After updating the BIOS to the latest version, I wrote to Dell tech support. I figured that if even the BIOS can't see the devices then there is something wrong beyond the pcmcia-cs configuration. No joy. I think that basically they can't be bother to support a machine this old. I corresponded with the guy that maintains the pcmcia-cs package. That too came to nothing as my behavior (16-bit OK; 32-bit fails; error message in both cases) could not be reproduced without my machine.
Sigh. So I've been using 16-bit NIC for several years. They work without error, but of course are more CPU-intensive than CardBus devices would be. I've got 2 PCMCIA NICs in this machine, a 10Mbps and a 100Mbps. The faster of the 2, a 3Com 3C574, actually has ~30Mbps throughput.

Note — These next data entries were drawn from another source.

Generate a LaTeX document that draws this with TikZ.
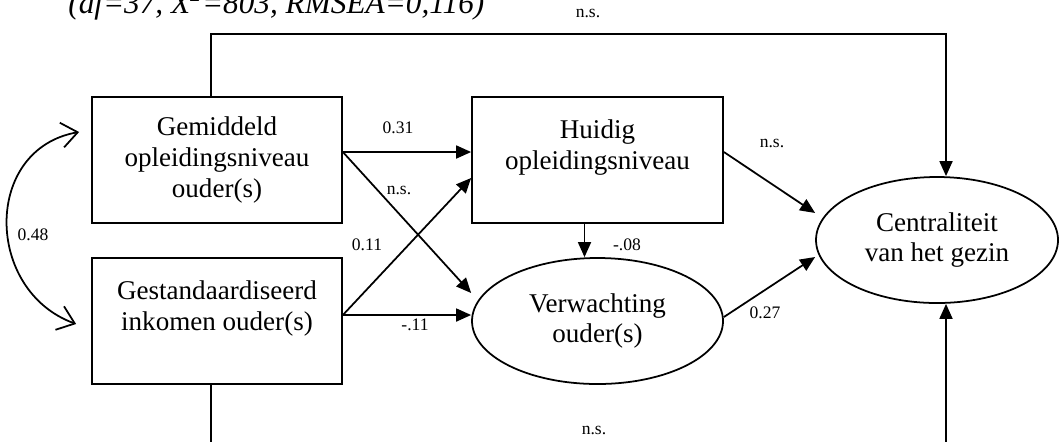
\documentclass[tikz,border=0pt]{standalone}
\usepackage{fontspec}
\setmainfont{Liberation Serif}
\usetikzlibrary{arrows.meta,calc,shapes.geometric}

\tikzset{
  varbox/.style={draw, line width=1pt, minimum width=5cm, minimum height=2.52cm,
    align=center, inner sep=0pt, font=\fontsize{15.4}{17.6}\selectfont},
  latent/.style={varbox, ellipse},
  effect/.style={line width=1pt, -{Triangle[length=0.3cm,width=0.26cm]}},
  covar/.style={line width=1pt, {Straight Barb[length=0.32cm,width=0.5cm]}-{Straight Barb[length=0.32cm,width=0.5cm]}},
  coef/.style={font=\fontsize{10}{12}\selectfont, inner sep=0pt},
}

\begin{document}
\begin{tikzpicture}
  \useasboundingbox (0,0) rectangle (21.2,-8.82);

  \node[anchor=base west, inner sep=0pt, font=\fontsize{17.8}{20}\selectfont\itshape] (fit) at (1.36,-0.26)
    {(df=37, X\textsuperscript{2}=803, RMSEA=0,116)};

  \node[varbox] (gem) at (4.34,-3.2) {Gemiddeld\\opleidingsniveau\\ouder(s)};
  \node[varbox] (gest) at (4.34,-6.42) {Gestandaardiseerd\\inkomen ouder(s)\\\mbox{}};
  \node[varbox, minimum width=5.02cm] (huid) at (11.95,-3.2) {Huidig\\opleidingsniveau\\\mbox{}};
  \node[latent, minimum width=5.02cm] (verw) at (11.95,-6.42) {Verwachting\\ouder(s)};
  \node[latent, minimum width=4.84cm] (cent) at (18.74,-4.8) {Centraliteit\\van het gezin};

  \coordinate (topline) at (11.76,-0.68);
  \coordinate (botline) at (11.88,-9.2);

  % paden
  \draw[effect] ($(gem.east)+(0,0.16)$) -- ($(huid.west)+(0,0.16)$);
  \draw[effect] ($(gem.east)+(0,0.16)$) -- ($(verw.west)+(0,0.56)$);
  \draw[effect] ($(gest.east)+(0,0.12)$) -- ($(huid.west)+(0,-0.36)$);
  \draw[effect] ($(gest.east)+(0,0.12)$) -- ($(verw.west)+(0,0.12)$);
  \draw[effect] ($(huid.south)+(-0.26,0)$) -- ($(verw.north)+(-0.26,0)$);
  \draw[effect] ($(huid.east)+(0,0.16)$) -- ($(cent.west)+(0,0.54)$);
  \draw[effect] ($(verw.east)+(0,0.08)$) -- ($(cent.west)+(0,-0.34)$);
  \draw[effect] ($(gem.north)+(-0.12,0)$) |- (topline) -| ($(cent.north)+(0.18,0)$);
  \draw[effect] ($(gest.south)+(-0.12,0)$) |- (botline) -| ($(cent.south)+(0.18,0)$);
  \draw[covar] ($(gem.west)+(-0.24,0.56)$) to[out=190, in=160, looseness=1.3] ($(gest.west)+(-0.3,-0.06)$);

  % coefficienten
  \node[coef] (c31) at (7.96,-2.56) {0.31};
  \node[coef] (ns1) at (7.98,-3.8) {n.s.};
  \node[coef] (c11) at (7.34,-4.9) {0.11};
  \node[coef] (m11) at (8.3,-6.5) {-.11};
  \node[coef] (m08) at (12.54,-4.9) {-.08};
  \node[coef] (ns2) at (15.44,-2.86) {n.s.};
  \node[coef] (c27) at (15.3,-6.26) {0.27};
  \node[coef] (c48) at (0.66,-4.7) {0.48};
  \node[coef] (nstop) at (11.76,-0.26) {n.s.};
  \node[coef] (nsbot) at (11.88,-8.6) {n.s.};
\end{tikzpicture}
\end{document}
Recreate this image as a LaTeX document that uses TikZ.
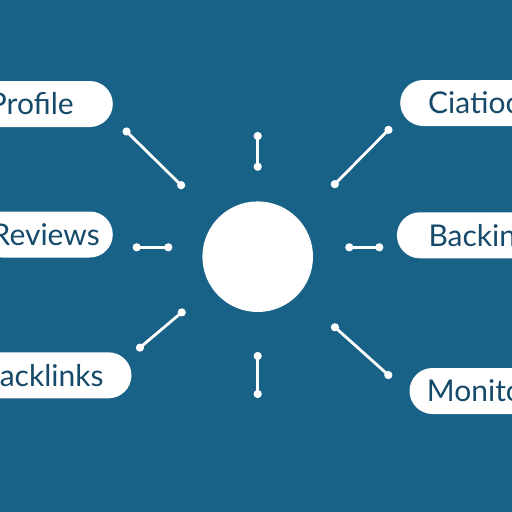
\documentclass[tikz,border=0pt]{standalone}
\usepackage{fontspec}
\setmainfont{Lato}
\usetikzlibrary{arrows.meta}
\definecolor{seabg}{RGB}{24,98,135}
\definecolor{inkblue}{RGB}{22,74,106}
\tikzset{
  pill/.style={fill=white, rounded corners=23pt, minimum height=46pt, text=inkblue,
    font=\fontsize{30}{32}\selectfont},
  spoke/.style={white, line width=2.8pt, {Circle[length=8pt]}-{Circle[length=8pt]}},
}

\begin{document}
\begin{tikzpicture}[x=1pt,y=-1pt]
    \fill[seabg] (0,0) rectangle (512,512);
    \useasboundingbox (0,0) rectangle (512,512);
    \clip (0,0) rectangle (512,512);
    % hub
    \node[circle, fill=white, minimum size=110.6pt, inner sep=0pt] (hub) at (257.7,256.7) {};
    % left pills
    \node[pill, anchor=east, inner xsep=39pt] (profile) at (113,104) {Profile};
    \node[pill, anchor=east, inner xsep=13pt] (reviews) at (113,234.5) {Reviews};
    \node[pill, anchor=east, inner xsep=28pt] (backlinksL) at (131.7,375.3) {acklinks};
    % right pills
    \node[pill, anchor=west, inner xsep=28pt] (citations) at (400,103) {Ciatioc};
    \node[pill, anchor=west, inner xsep=31.6pt] (backlinksR) at (396.7,235.3) {Backin};
    \node[pill, anchor=west, inner xsep=17.4pt] (monitor) at (409.3,391) {Monito};
    % spokes
    \coordinate (tl1) at (184,188);      \coordinate (tl2) at (123.7,128.7);
    \coordinate (t1) at (257.7,170.7);   \coordinate (t2) at (257.7,132);
    \coordinate (tr1) at (332,187);      \coordinate (tr2) at (391.3,127);
    \coordinate (l1) at (172.3,247.3);   \coordinate (l2) at (132.7,247.3);
    \coordinate (r1) at (345.3,247.3);   \coordinate (r2) at (383.3,247.3);
    \coordinate (bl1) at (184.8,309.8);  \coordinate (bl2) at (136.9,350.2);
    \coordinate (b1) at (257.7,352);     \coordinate (b2) at (257.7,398);
    \coordinate (br1) at (332,324.6);    \coordinate (br2) at (391.3,377.7);
    \foreach \s in {tl,t,tr,l,r,bl,b,br}
        \draw[spoke] (\s1) -- (\s2);
\end{tikzpicture}
\end{document}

Regarding the IDE DMA: I've had 3 hard disks on this machine and DMA won't work with any of them. The disks themselves are fine; the 2nd of the disks had no problems doing DMA accesses in another machine and the 3rd is of recent manufacture. Dell provided DMA-capable Win95 drivers for this machine, yet still none of the Linux kernels will provide working DMA access for the CMD643 IDE controller. Repeated posts to the LKML have brought no resolution. The PCI bus runs at 30Mhz rather than the normal 33MHz and the Linux IDE driver is informed of that via kernel command line argument at boot time. Sigh again.
I bought this machine used about 4 years ago for use as a firewall box. It's been reliable in that capacity ever since. I wish I could wring better performance out of this hardware but I'm pretty much resigned to living with it as-is.